Il en ressort, en vertu de l’article L3141-19-3 du projet de loi, une obligation à la charge de l’employeur d’informer son salarié, dans les 10 jours qui suivent la reprise du travail, sur les éléments suivants :
- le nombre de jours de congé dont il dispose ;
- la date à laquelle ces jours de congé peuvent être pris.
Conséquences pour les employeurs et salariés.
L’adoption de cet amendement aura pour conséquence, pour l’employeur, de devoir à son salarié des congés payés durant la période de son arrêt maladie.
En outre, le projet de loi prévoit que ces dispositions s’appliqueraient rétroactivement aux arrêts maladie intervenus à compter du 1ᵉʳ décembre 2009.
Selon ces dispositions, le salarié disposera :
- s’il est dans l’entreprise, de 2 ans à compter de la date d’entrée en vigueur de la loi pour saisir la juridiction d’une action ayant pour objet l’octroi de congés payés acquis après le 1ᵉʳ décembre 2009 ;
- s’il a quitté l’entreprise, de 3 ans à compter à compter du jour où il a connu ou aurait dû connaître les faits lui permettant d’exercer l’action visant à l’octroi de congés payés acquis en arrêt maladie.

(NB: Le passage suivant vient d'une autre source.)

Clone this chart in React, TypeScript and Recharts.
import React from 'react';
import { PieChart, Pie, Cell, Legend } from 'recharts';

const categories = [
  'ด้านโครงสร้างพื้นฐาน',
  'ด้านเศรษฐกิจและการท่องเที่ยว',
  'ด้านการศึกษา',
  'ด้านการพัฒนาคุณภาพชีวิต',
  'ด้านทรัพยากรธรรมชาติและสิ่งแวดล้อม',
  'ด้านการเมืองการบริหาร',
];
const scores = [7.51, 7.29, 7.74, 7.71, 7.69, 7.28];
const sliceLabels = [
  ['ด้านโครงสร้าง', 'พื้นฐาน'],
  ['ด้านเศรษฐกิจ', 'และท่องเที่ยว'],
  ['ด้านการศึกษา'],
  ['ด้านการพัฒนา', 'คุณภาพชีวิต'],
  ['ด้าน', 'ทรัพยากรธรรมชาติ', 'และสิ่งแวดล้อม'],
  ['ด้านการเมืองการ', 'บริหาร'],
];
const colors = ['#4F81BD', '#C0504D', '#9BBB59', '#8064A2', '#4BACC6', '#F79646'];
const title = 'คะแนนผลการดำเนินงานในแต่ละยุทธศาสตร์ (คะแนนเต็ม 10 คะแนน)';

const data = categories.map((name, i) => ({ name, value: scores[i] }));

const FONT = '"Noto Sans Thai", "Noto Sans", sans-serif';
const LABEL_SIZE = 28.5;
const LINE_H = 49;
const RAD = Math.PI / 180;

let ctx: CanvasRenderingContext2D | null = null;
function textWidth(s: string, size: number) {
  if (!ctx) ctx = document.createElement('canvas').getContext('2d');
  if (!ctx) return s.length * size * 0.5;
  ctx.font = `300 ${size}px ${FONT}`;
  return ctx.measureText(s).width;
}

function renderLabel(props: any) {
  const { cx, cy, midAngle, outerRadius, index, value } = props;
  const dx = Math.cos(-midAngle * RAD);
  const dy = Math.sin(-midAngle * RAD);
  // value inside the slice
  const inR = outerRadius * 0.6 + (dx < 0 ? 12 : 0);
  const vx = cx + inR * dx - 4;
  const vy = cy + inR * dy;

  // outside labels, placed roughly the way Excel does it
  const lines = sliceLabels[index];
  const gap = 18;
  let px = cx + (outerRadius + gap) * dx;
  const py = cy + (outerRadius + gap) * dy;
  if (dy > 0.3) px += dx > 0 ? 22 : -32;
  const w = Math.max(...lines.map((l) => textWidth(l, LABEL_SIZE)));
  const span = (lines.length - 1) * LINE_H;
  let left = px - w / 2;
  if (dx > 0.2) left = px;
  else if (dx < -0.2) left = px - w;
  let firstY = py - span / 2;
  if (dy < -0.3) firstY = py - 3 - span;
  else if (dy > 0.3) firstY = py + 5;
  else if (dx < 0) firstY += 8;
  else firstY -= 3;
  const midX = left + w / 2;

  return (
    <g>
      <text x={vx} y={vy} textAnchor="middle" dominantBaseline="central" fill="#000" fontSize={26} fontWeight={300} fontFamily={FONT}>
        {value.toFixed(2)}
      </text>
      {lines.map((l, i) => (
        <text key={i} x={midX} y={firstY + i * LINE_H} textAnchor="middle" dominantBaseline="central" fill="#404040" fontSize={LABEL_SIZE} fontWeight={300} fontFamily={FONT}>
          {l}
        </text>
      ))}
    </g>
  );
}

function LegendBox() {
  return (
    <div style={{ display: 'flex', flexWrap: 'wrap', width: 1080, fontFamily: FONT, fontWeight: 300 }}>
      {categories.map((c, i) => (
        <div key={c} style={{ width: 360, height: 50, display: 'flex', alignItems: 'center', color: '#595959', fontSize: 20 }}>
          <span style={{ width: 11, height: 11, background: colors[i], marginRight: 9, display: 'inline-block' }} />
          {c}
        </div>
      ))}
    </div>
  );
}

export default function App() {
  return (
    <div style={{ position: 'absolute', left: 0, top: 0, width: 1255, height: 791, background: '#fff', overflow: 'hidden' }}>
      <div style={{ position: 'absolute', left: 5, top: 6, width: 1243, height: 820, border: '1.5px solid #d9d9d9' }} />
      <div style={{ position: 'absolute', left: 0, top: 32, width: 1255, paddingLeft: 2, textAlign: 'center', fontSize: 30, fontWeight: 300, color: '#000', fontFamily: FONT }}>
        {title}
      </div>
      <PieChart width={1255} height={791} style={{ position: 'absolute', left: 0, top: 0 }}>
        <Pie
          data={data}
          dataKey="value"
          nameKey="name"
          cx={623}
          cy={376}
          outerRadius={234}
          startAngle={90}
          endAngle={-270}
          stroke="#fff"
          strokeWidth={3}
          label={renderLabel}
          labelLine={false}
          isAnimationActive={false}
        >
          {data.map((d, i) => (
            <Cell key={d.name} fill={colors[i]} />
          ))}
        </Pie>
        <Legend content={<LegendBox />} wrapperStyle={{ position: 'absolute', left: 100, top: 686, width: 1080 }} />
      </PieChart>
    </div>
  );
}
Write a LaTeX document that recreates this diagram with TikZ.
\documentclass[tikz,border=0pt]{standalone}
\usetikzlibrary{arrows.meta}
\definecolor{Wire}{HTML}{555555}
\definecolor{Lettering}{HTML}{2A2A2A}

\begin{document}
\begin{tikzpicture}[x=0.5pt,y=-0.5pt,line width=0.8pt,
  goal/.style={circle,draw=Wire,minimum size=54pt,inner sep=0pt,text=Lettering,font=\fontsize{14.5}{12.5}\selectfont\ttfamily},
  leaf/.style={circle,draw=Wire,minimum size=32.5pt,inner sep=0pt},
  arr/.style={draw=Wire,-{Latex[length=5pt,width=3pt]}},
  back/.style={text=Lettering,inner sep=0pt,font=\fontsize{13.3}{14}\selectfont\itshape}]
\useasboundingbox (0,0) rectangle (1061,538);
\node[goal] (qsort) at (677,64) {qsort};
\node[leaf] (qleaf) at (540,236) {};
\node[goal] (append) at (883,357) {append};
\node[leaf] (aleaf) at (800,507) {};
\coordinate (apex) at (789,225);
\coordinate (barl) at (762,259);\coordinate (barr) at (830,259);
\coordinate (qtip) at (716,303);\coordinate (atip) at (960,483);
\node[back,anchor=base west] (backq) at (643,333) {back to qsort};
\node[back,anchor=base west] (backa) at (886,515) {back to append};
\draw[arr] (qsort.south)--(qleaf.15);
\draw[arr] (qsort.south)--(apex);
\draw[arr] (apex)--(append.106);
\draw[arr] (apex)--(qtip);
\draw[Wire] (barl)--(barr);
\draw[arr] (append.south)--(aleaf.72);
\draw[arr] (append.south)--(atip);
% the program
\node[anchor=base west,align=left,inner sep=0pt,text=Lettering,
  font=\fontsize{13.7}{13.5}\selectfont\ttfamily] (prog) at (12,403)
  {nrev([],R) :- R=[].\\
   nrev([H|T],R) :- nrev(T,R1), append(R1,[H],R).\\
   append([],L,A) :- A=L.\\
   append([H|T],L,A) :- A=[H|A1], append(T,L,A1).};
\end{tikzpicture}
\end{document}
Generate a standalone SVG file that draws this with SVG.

Il est à noter que cette rétroactivité au 1ᵉʳ décembre 2009 fait écho à l’entrée en vigueur du Traité de Lisbonne permettant au salarié d’invoquer son droit à 4 semaines de repos au moins à l’égard de son employeur ; faisant d’application directe de la Charte des droits fondamentaux de l’Union européenne.
Reste à connaître la position de la Commission mixte paritaire sur ce projet et éventuellement celle du Conseil constitutionnel.